Exercise input:
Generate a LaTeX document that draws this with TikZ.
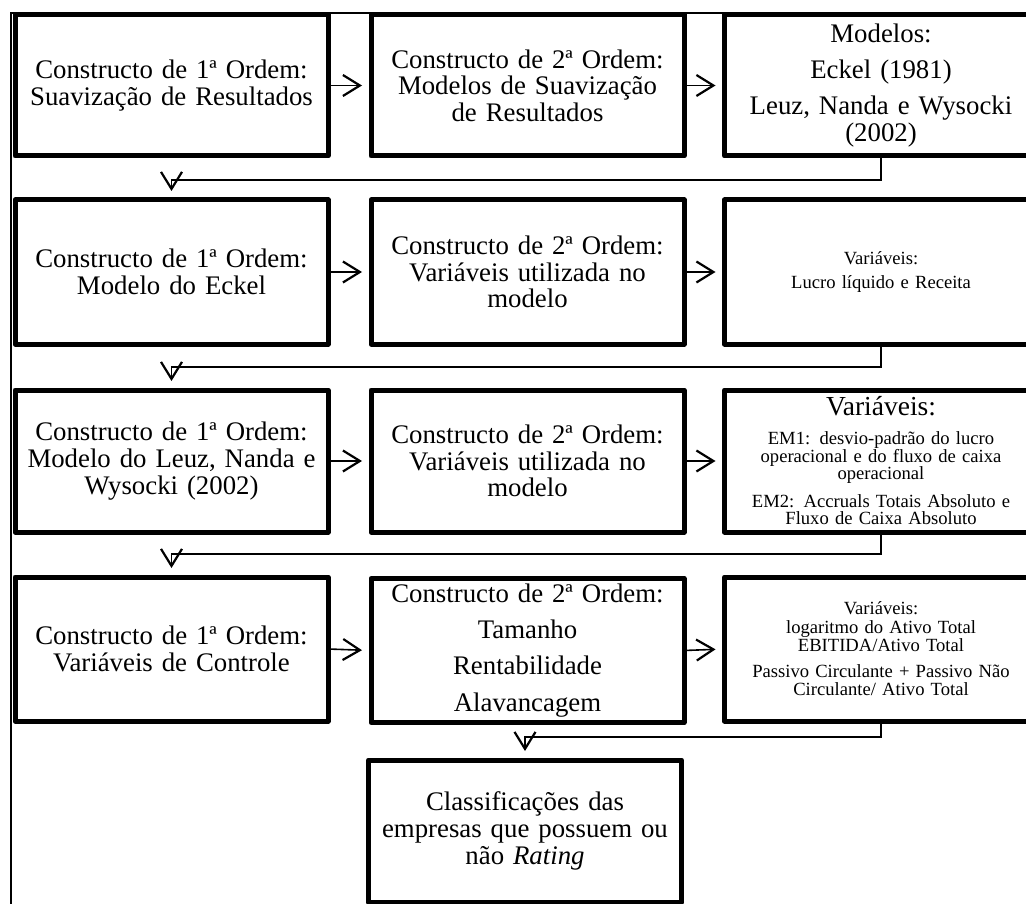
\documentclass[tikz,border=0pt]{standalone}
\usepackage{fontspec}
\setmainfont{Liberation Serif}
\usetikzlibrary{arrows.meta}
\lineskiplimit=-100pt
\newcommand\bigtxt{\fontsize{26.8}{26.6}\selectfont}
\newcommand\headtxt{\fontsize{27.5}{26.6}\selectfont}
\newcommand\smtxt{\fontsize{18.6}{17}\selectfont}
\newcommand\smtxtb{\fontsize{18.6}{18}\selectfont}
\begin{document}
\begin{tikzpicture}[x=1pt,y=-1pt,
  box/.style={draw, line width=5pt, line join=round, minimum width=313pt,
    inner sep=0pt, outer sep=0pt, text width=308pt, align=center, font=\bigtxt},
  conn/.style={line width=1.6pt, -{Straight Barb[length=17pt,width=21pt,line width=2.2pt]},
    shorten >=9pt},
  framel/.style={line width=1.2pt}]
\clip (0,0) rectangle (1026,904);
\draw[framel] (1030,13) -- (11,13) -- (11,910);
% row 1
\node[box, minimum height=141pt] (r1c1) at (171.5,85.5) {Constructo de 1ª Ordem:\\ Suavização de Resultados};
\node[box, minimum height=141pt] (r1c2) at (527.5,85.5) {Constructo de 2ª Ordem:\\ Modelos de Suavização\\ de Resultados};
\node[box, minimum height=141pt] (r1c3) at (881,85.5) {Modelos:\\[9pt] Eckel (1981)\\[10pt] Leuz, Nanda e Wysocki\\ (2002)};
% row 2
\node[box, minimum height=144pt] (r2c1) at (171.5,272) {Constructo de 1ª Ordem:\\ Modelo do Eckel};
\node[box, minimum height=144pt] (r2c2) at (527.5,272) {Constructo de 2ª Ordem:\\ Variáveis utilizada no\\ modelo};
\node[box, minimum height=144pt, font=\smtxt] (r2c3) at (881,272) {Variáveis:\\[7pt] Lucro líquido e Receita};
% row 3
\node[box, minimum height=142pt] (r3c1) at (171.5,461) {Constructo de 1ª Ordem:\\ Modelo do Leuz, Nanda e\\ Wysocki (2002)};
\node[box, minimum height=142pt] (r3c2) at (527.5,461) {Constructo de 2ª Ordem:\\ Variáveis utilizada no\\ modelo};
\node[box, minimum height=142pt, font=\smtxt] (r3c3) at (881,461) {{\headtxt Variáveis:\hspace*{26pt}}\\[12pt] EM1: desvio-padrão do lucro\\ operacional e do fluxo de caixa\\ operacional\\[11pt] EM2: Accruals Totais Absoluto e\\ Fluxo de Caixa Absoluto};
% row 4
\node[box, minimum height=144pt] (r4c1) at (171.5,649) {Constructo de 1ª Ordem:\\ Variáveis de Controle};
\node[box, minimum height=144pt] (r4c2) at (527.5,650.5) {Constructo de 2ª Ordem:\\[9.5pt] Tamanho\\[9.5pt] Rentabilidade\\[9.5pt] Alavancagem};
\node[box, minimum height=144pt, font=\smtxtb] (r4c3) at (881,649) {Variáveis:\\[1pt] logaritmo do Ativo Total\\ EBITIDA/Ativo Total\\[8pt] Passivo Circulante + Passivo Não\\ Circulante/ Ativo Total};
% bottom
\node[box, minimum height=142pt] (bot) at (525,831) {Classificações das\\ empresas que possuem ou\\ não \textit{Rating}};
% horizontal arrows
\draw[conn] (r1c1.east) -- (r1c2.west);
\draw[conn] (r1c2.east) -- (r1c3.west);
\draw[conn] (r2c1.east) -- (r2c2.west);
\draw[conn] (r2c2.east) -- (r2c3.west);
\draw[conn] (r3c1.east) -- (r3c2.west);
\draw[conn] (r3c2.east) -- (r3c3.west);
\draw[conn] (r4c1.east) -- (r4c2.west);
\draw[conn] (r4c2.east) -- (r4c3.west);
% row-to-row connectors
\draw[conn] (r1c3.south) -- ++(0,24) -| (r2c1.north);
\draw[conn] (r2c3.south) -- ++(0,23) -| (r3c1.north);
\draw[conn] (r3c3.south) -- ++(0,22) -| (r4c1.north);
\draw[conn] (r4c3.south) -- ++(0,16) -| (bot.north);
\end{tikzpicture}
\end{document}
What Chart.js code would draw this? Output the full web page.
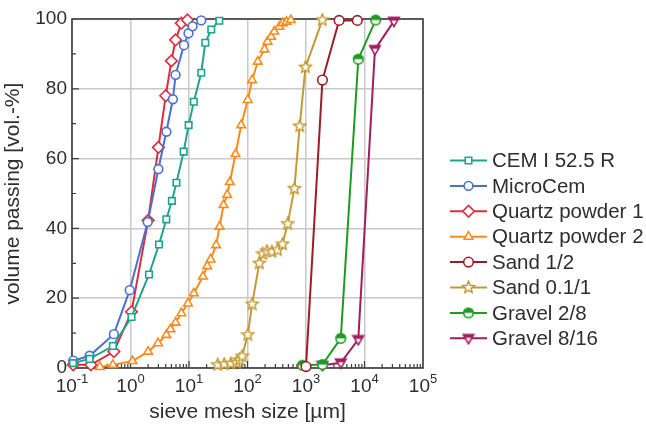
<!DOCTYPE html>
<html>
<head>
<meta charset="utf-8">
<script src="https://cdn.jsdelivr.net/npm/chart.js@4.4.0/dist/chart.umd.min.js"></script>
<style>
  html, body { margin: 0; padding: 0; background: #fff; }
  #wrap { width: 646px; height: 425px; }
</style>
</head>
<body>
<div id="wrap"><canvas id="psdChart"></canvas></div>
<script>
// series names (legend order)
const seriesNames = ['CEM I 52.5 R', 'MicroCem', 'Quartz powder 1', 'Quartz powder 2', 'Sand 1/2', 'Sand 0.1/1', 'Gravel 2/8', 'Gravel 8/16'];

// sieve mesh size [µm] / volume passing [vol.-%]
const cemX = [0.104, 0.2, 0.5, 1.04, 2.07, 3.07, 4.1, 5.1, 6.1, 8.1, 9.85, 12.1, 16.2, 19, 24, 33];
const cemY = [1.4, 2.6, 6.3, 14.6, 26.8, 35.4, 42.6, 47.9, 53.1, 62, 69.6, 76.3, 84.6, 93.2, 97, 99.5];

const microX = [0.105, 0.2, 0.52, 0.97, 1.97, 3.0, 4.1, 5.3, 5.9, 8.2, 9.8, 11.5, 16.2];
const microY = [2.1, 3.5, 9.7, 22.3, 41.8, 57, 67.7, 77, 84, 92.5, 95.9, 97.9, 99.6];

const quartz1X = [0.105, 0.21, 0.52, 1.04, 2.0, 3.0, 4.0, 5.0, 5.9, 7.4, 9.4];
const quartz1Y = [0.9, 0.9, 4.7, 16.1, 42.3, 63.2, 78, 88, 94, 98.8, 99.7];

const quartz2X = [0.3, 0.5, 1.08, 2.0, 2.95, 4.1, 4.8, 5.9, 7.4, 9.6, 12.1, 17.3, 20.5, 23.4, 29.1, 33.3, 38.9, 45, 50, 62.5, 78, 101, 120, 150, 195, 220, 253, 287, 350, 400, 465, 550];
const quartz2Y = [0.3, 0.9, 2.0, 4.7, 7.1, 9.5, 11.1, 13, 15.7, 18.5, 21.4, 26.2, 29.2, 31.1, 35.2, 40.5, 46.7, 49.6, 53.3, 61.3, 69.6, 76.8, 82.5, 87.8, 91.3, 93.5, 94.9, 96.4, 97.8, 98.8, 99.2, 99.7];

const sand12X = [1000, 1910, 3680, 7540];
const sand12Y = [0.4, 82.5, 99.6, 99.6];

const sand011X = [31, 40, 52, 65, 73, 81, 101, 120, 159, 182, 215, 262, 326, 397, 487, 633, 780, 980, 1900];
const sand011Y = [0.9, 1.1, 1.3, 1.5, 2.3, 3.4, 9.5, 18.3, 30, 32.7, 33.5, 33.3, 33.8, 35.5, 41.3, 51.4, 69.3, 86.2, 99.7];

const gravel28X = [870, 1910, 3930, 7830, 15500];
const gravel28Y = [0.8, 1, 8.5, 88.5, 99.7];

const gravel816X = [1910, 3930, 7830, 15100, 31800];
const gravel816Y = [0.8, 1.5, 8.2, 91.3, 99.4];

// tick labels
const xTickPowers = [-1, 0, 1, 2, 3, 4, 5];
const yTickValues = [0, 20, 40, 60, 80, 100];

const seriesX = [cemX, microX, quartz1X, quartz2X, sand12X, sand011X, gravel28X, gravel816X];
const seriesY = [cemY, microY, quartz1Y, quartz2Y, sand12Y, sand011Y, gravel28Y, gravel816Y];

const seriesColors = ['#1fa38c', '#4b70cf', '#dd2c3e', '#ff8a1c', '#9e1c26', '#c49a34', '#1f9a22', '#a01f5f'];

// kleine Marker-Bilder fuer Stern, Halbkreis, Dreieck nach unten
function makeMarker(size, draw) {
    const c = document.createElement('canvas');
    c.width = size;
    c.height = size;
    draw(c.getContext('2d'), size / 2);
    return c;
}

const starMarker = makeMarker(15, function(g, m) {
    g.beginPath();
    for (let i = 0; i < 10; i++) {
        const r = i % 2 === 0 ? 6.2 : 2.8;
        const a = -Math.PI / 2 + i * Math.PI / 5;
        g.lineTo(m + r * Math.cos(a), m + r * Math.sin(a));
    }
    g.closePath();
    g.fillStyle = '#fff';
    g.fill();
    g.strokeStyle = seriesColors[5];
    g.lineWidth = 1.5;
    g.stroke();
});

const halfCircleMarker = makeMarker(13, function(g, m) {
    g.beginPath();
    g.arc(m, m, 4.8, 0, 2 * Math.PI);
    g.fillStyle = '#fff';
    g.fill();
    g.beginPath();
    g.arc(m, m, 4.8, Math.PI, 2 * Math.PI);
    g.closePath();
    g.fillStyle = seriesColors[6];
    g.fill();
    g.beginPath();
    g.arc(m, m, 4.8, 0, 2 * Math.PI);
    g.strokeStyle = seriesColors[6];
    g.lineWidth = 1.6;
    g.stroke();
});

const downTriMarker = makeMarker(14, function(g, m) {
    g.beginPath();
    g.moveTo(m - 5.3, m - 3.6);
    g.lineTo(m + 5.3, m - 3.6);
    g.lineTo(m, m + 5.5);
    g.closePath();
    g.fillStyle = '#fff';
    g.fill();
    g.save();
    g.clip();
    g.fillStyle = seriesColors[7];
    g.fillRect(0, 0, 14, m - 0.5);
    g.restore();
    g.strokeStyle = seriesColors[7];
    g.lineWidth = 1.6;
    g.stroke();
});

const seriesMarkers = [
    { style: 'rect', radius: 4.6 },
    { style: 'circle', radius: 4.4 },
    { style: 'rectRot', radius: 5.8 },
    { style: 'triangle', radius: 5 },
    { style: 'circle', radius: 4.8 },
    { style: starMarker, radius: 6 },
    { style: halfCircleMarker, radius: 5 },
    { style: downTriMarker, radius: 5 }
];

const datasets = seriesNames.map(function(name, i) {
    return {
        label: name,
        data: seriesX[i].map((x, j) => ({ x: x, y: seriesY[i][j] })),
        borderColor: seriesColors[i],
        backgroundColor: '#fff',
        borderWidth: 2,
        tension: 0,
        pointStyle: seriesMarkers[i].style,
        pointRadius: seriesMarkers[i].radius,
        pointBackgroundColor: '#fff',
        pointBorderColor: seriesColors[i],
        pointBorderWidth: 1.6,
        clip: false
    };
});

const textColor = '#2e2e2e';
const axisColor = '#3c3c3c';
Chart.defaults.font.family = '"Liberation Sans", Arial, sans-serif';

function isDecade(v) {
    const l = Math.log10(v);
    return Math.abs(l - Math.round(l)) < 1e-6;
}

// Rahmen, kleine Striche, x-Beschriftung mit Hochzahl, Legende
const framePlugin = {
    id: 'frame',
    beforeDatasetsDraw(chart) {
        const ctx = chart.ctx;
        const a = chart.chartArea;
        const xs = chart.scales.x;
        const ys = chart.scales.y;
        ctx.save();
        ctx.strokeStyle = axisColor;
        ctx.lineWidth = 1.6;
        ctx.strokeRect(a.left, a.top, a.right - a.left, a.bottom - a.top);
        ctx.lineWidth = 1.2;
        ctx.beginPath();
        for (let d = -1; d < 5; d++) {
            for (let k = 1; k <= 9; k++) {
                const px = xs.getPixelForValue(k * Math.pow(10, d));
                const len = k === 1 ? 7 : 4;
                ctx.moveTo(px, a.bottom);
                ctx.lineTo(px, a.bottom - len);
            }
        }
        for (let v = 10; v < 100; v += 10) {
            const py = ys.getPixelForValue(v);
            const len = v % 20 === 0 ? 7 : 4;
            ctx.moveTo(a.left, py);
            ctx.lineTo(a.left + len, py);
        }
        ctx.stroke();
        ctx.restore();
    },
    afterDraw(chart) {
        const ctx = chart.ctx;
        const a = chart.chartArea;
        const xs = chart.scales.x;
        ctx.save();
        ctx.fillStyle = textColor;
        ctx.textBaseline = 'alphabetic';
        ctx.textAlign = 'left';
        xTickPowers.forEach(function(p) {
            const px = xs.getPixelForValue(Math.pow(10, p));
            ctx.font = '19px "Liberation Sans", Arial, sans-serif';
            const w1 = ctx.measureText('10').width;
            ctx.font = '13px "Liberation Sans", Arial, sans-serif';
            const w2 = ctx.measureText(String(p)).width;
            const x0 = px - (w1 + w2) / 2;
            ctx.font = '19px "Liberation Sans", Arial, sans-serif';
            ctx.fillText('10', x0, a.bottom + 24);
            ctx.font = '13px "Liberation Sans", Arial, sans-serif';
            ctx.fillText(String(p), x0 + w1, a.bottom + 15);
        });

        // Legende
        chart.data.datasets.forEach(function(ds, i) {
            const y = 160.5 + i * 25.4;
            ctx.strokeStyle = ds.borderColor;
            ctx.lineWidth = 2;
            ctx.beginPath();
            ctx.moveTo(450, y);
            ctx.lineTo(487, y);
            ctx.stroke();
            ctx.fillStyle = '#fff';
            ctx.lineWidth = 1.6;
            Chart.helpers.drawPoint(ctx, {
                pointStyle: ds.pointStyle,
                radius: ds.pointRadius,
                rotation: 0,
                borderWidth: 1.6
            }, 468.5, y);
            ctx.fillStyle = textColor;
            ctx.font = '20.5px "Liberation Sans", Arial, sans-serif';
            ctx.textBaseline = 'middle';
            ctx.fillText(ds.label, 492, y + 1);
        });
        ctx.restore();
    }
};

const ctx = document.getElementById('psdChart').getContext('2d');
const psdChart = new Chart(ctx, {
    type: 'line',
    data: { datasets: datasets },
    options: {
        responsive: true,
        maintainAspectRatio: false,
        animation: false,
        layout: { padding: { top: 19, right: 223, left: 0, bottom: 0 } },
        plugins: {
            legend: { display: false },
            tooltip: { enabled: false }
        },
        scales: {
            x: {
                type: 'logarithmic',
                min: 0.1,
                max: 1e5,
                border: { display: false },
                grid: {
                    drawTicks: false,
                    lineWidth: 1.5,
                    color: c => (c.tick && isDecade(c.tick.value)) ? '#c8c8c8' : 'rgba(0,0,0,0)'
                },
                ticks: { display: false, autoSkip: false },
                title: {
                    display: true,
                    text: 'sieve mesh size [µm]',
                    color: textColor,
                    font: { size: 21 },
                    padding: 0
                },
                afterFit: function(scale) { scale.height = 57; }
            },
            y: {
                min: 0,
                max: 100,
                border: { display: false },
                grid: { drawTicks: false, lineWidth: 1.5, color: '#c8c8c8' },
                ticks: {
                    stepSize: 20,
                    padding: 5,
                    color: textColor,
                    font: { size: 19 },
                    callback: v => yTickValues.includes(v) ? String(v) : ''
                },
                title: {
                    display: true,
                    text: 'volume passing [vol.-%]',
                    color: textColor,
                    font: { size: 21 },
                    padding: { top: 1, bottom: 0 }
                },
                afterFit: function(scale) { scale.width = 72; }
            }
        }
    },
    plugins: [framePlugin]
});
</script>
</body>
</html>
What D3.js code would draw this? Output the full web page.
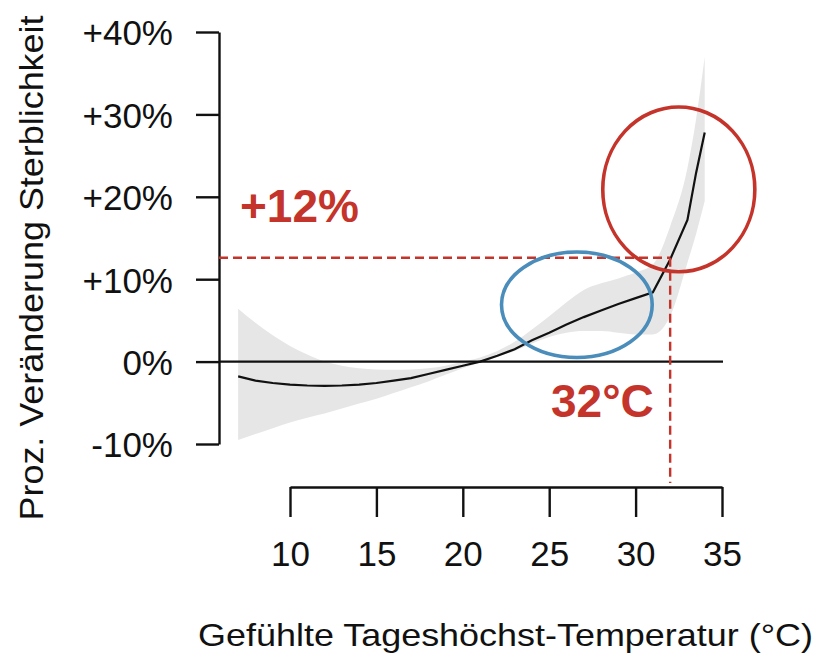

Exercise aim: Only the lines from the one bearing "What Chart.js code" to the one bearing "69.3, 86.2, 99.7];", both included, should be restated word for word, with pictures left out.

Solution to the exercise:
What Chart.js code would draw this? Output the full web page.
<!DOCTYPE html>
<html>
<head>
<meta charset="utf-8">
<script src="https://cdn.jsdelivr.net/npm/chart.js@4.4.0/dist/chart.umd.min.js"></script>
<style>
  html, body { margin: 0; padding: 0; background: #fff; }
  #wrap { width: 646px; height: 425px; }
</style>
</head>
<body>
<div id="wrap"><canvas id="psdChart"></canvas></div>
<script>
// series names (legend order)
const seriesNames = ['CEM I 52.5 R', 'MicroCem', 'Quartz powder 1', 'Quartz powder 2', 'Sand 1/2', 'Sand 0.1/1', 'Gravel 2/8', 'Gravel 8/16'];

// sieve mesh size [µm] / volume passing [vol.-%]
const cemX = [0.104, 0.2, 0.5, 1.04, 2.07, 3.07, 4.1, 5.1, 6.1, 8.1, 9.85, 12.1, 16.2, 19, 24, 33];
const cemY = [1.4, 2.6, 6.3, 14.6, 26.8, 35.4, 42.6, 47.9, 53.1, 62, 69.6, 76.3, 84.6, 93.2, 97, 99.5];

const microX = [0.105, 0.2, 0.52, 0.97, 1.97, 3.0, 4.1, 5.3, 5.9, 8.2, 9.8, 11.5, 16.2];
const microY = [2.1, 3.5, 9.7, 22.3, 41.8, 57, 67.7, 77, 84, 92.5, 95.9, 97.9, 99.6];

const quartz1X = [0.105, 0.21, 0.52, 1.04, 2.0, 3.0, 4.0, 5.0, 5.9, 7.4, 9.4];
const quartz1Y = [0.9, 0.9, 4.7, 16.1, 42.3, 63.2, 78, 88, 94, 98.8, 99.7];

const quartz2X = [0.3, 0.5, 1.08, 2.0, 2.95, 4.1, 4.8, 5.9, 7.4, 9.6, 12.1, 17.3, 20.5, 23.4, 29.1, 33.3, 38.9, 45, 50, 62.5, 78, 101, 120, 150, 195, 220, 253, 287, 350, 400, 465, 550];
const quartz2Y = [0.3, 0.9, 2.0, 4.7, 7.1, 9.5, 11.1, 13, 15.7, 18.5, 21.4, 26.2, 29.2, 31.1, 35.2, 40.5, 46.7, 49.6, 53.3, 61.3, 69.6, 76.8, 82.5, 87.8, 91.3, 93.5, 94.9, 96.4, 97.8, 98.8, 99.2, 99.7];

const sand12X = [1000, 1910, 3680, 7540];
const sand12Y = [0.4, 82.5, 99.6, 99.6];

const sand011X = [31, 40, 52, 65, 73, 81, 101, 120, 159, 182, 215, 262, 326, 397, 487, 633, 780, 980, 1900];
const sand011Y = [0.9, 1.1, 1.3, 1.5, 2.3, 3.4, 9.5, 18.3, 30, 32.7, 33.5, 33.3, 33.8, 35.5, 41.3, 51.4, 69.3, 86.2, 99.7];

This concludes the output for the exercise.